Firstly, the data shows addition of about Ghc50 billion to public debt stock from 2017. The high public debt level, in the data, is conveniently measured against projected GDP to reflect a relatively lower Debt-GDP ratio.

The data also reveals a distressing situation of repayment cost exceeding the needed investments in national infrastructure. Investment in broad-based national infrastructure strategically positions the economy for continuous growth and development. It is important, at this point, to remark that the economic cost of the high debt is not only in the repayment, but also, how the repayment entangles commitments to capital expenditure. An example is the slow pace of infrastructural investment across the country.

Secondly, on external sector developments, Ghana, in 2018, recorded total capital goods import of about USD2,000 million and over USD2,570 million consumption imports, out of which USD339M was spent on rice importation. On the policy front, the flagship program planting for foods and jobs (PFJ) may not be impacting rice importation significantly as rice importation continues to grow. About USD123M was also spent to import sugar, while policy decision on making the Komenda sugar factory operational remains unclear. Though export of palm oil yielded USD128M, the import volume of palm oil products doubled relative to USD257 when compared with exports.

Thirdly, Gross International Reserve, which provides an outlook for import cover and currency management, reduced from over USD7,500M in 2017 to about USD6,900M in 2018. The net international reserve which was USD3,400M at the beginning of 2017, also reduced to USD3,240M in 2018, after increasing to USD4,500M in 2017.

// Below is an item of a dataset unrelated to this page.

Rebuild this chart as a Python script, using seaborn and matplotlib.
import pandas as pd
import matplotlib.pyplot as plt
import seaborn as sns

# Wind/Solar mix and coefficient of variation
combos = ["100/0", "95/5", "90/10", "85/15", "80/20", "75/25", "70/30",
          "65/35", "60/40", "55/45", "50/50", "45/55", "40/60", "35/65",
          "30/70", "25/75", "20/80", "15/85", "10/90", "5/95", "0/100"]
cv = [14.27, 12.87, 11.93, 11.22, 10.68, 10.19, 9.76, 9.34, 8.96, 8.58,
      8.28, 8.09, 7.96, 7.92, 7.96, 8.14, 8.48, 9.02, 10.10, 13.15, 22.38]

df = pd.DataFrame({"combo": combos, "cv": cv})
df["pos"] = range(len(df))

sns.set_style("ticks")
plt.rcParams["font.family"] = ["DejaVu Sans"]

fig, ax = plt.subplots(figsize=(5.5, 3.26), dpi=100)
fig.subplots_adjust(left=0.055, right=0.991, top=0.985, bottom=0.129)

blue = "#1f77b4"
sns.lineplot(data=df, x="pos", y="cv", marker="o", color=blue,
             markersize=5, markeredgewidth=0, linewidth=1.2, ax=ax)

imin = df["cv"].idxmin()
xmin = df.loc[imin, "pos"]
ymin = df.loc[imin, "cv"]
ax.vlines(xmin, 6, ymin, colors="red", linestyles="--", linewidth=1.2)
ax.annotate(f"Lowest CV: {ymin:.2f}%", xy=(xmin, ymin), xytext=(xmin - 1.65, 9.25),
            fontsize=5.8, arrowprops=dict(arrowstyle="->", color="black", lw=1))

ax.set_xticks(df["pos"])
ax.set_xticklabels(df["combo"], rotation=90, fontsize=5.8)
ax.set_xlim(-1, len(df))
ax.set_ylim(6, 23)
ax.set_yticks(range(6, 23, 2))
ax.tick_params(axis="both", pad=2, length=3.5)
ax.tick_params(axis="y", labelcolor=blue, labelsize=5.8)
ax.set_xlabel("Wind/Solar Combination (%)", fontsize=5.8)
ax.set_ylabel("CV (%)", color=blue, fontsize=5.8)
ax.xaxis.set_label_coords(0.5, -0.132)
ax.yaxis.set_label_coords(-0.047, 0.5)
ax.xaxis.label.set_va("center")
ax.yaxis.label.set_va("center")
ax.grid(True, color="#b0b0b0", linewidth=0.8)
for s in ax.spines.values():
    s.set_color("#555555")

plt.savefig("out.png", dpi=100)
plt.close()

This shows that the 2016 net international reserve was better than 2018. Again, it signals that the BoG over intervened in the forex market to manage the strength of the cedi, which presently settles around the Ghc 5 perimeter against the dollar. The cedi, according to the BoG, depreciated more than 8% in 2018 and greeted us with more than 2% depreciation in January 2019.

With depleting reserves, this does not signal reduction in the policy rate. Perhaps, in the first quarter, the quantum of currency reserve may be at risk and the MPC rate reduction may not be a reflection of the reserve and risk side realities.

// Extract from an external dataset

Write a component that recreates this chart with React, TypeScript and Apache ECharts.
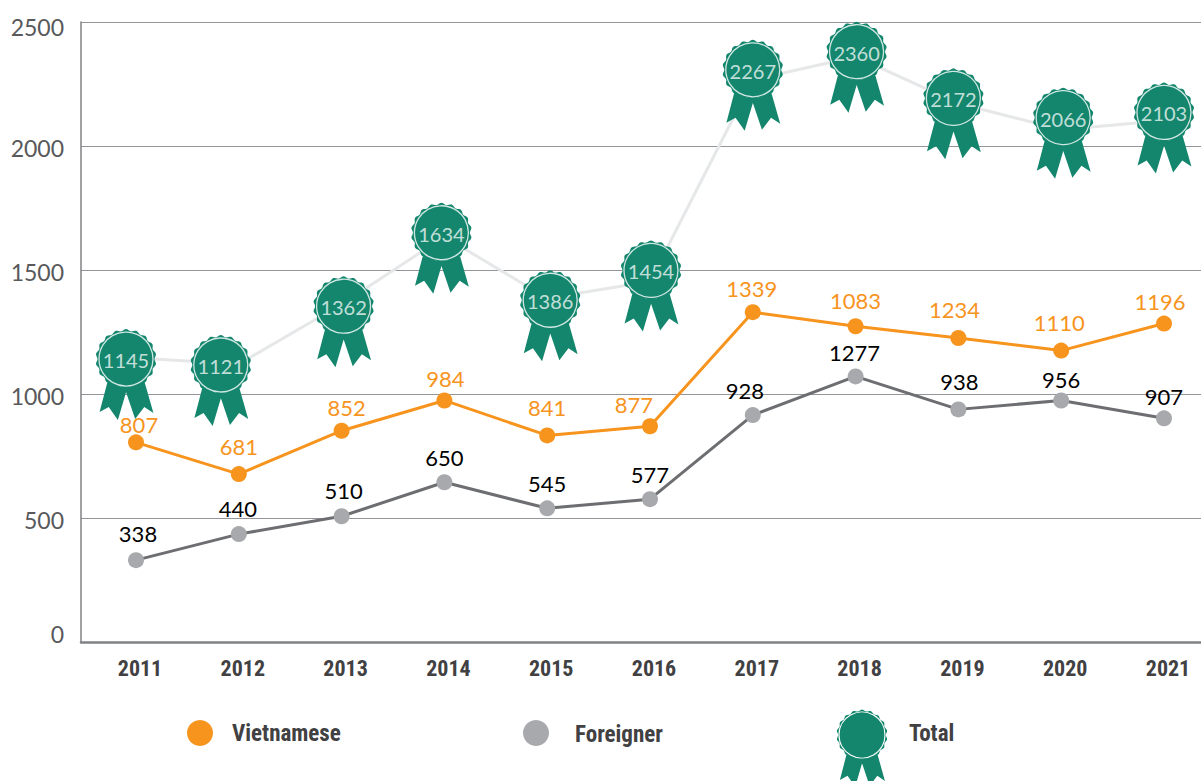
import React, { useEffect, useRef } from "react";
import * as echarts from "echarts";

const years = [2011, 2012, 2013, 2014, 2015, 2016, 2017, 2018, 2019, 2020, 2021];
const vietnamese = [805, 677, 852, 974, 833, 870, 1330, 1273, 1226, 1175, 1284];
const vietnameseLabels = ["807", "681", "852", "984", "841", "877", "1339", "1083", "1234", "1110", "1196"];
const foreigner = [330, 435, 507, 644, 539, 576, 915, 1071, 938, 974, 902];
const foreignerLabels = ["338", "440", "510", "650", "545", "577", "928", "1277", "938", "956", "907"];
const total = [1145, 1121, 1362, 1634, 1386, 1454, 2267, 2360, 2172, 2066, 2103];

// placement of marks and labels, in pixels
const medalShiftX = [-10, -18, 2, -3, 3, 1, 0, 1, -5, 2, 0];
const medalShiftY = [1, 1, 2, -4, 2, -11, -10, -5, -5, -12, -8];
const vnLabelOff = [[3, -18], [0, -28], [5, -23], [1, -22], [0, -28], [-16, -22], [-1, -24], [0, -26], [-4, -28], [-2, -28], [-4, -22]];
const fgLabelOff = [[2, -27], [-1, -26], [2, -26], [0, -25], [0, -25], [0, -25], [-8, -25], [-1, -24], [1, -28], [0, -21], [0, -22]];

const GREEN = "#13866D";
const ORANGE = "#F7941E";
const GREY_DOT = "#A7A9AC";
const LABEL_FONT = "Lato";
const BOLD_FONT = "'Roboto Condensed', 'Arial Narrow', Lato";

function medalPath(): string {
  const bumps = 18;
  const R = 30;
  const pts: string[] = [];
  const steps = bumps * 6;
  for (let i = 0; i <= steps; i++) {
    const a = (i / steps) * Math.PI * 2;
    const r = R - 1 + 1 * Math.cos(a * bumps);
    const x = r * Math.sin(a);
    const y = -r * Math.cos(a);
    pts.push((i === 0 ? "M" : "L") + x.toFixed(2) + " " + y.toFixed(2));
  }
  const disc = pts.join(" ") + " Z";
  const left = "M-18 22 L1 30 L-8 61 L-17 48 L-26 53 Z";
  const right = "M18 22 L27 54 L18 48 L9 60 L-1 30 Z";
  return disc + " " + left + " " + right;
}

const MEDAL = medalPath();
const MEDAL_W = 60;
const MEDAL_H = 91;
const MEDAL_CENTER_SHIFT = 15.5;

echarts.graphic.registerShape("medal", echarts.graphic.extendPath(MEDAL, {}) as any);

export default function App() {
  const ref = useRef<HTMLDivElement>(null);
  useEffect(() => {
    document.body.style.margin = "0";
    const chart = echarts.init(ref.current!, undefined, { renderer: "svg" });
    const pairs = (vals: number[]) => vals.map((v, i) => [years[i], v]);
    const lineSeries = (name: string, vals: number[], labels: string[], offs: number[][], line: string, dot: string, txt: string) => ({
      name,
      type: "line",
      z: 4,
      clip: false,
      symbol: "circle",
      symbolSize: 16,
      lineStyle: { color: line, width: 3 },
      itemStyle: { color: dot },
      data: pairs(vals).map((p, i) => ({
        value: p,
        label: {
          show: true,
          position: "inside",
          offset: offs[i],
          formatter: labels[i],
          color: txt,
          fontFamily: LABEL_FONT,
          fontSize: 22,
        },
      })),
    });
    chart.setOption({
      animation: false,
      grid: { left: 81, right: 0, top: 22, bottom: 139 },
      xAxis: {
        type: "value",
        min: 2010.465,
        max: 2021.36,
        splitLine: { show: false },
        axisTick: { show: false },
        axisLine: { show: true, lineStyle: { color: "#808285", width: 2.5 } },
        axisLabel: {
          customValues: years,
          formatter: (v: number) => String(v),
          margin: 15,
          padding: [0, 0, 0, 8],
          color: "#414042",
          fontFamily: BOLD_FONT,
          fontWeight: "bold",
          fontSize: 22,
        },
      },
      yAxis: {
        type: "value",
        min: 0,
        max: 2500,
        interval: 500,
        axisLine: { show: true, lineStyle: { color: "#808285", width: 1.5 } },
        axisTick: { show: false },
        splitLine: { lineStyle: { color: "#939598", width: 1 } },
        axisLabel: {
          margin: 17,
          formatter: (v: number) => (v === 0 ? `{zero|${v}}` : v === 2500 ? `{top|${v}}` : `{mid|${v}}`),
          rich: {
            zero: { padding: [0, 0, 16, 0], color: "#58595B", fontFamily: LABEL_FONT, fontSize: 23 },
            top: { padding: [10, 0, 0, 0], color: "#58595B", fontFamily: LABEL_FONT, fontSize: 23 },
            mid: { padding: [4, 0, 0, 0], color: "#58595B", fontFamily: LABEL_FONT, fontSize: 23 },
          },
        },
      },
      series: [
        {
          name: "Total",
          type: "line",
          z: 2,
          clip: false,
          symbol: "path://" + MEDAL,
          symbolSize: [MEDAL_W, MEDAL_H],
          lineStyle: { color: "#E6E7E8", width: 3 },
          itemStyle: { color: GREEN },
          data: pairs(total).map((p, i) => ({
            value: p,
            symbolOffset: [medalShiftX[i], MEDAL_CENTER_SHIFT + medalShiftY[i]],
          })),
        },
        {
          name: "TotalRing",
          type: "scatter",
          z: 3,
          clip: false,
          symbol: "circle",
          symbolSize: 54,
          itemStyle: { color: "rgba(0,0,0,0)", borderColor: "#FFFFFF", borderWidth: 1.3 },
          data: pairs(total).map((p, i) => ({
            value: p,
            symbolOffset: [medalShiftX[i], medalShiftY[i]],
            label: {
              show: true,
              position: "inside",
              offset: [0, 1],
              formatter: String(total[i]),
              color: "#F0F7F5",
              fontFamily: LABEL_FONT,
              fontSize: 20,
            },
          })),
        },
        lineSeries("Vietnamese", vietnamese, vietnameseLabels, vnLabelOff, ORANGE, ORANGE, ORANGE),
        lineSeries("Foreigner", foreigner, foreignerLabels, fgLabelOff, "#6D6E71", GREY_DOT, "#000000"),
      ],
      graphic: [
        { type: "circle", shape: { cx: 200, cy: 733, r: 13 }, style: { fill: ORANGE } },
        { type: "text", x: 232, y: 733, style: { text: "Vietnamese", fill: "#414042", font: `bold 23px ${BOLD_FONT}`, verticalAlign: "middle" } },
        { type: "circle", shape: { cx: 536, cy: 733, r: 13 }, style: { fill: GREY_DOT } },
        { type: "text", x: 575, y: 734, style: { text: "Foreigner", fill: "#414042", font: `bold 23px ${BOLD_FONT}`, verticalAlign: "middle" } },
        { type: "medal", x: 862, y: 735, scaleX: 0.85, scaleY: 0.85, style: { fill: GREEN } },
        { type: "circle", shape: { cx: 862, cy: 735, r: 23 }, style: { fill: "transparent", stroke: "#FFFFFF", lineWidth: 1.2 } },
        { type: "text", x: 909, y: 733, style: { text: "Total", fill: "#414042", font: `bold 23px ${BOLD_FONT}`, verticalAlign: "middle" } },
      ],
    });
    return () => chart.dispose();
  }, []);
  return <div ref={ref} style={{ width: 1201, height: 781 }} />;
}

Non-Performing Loans (NPL) only reduced by 3% despite the banking sector reform and assurances of renewed confidence in the sector.

From the present economic outlook, focusing on agriculture remains paramount. Currency management, as well as a progressive balance between debt repayment cost and capital expenditure, have to be pursued vigorously by the economic managers. The economic data for 2018 questions the commitment to policy decisions bordering on rice and sugar import reduction.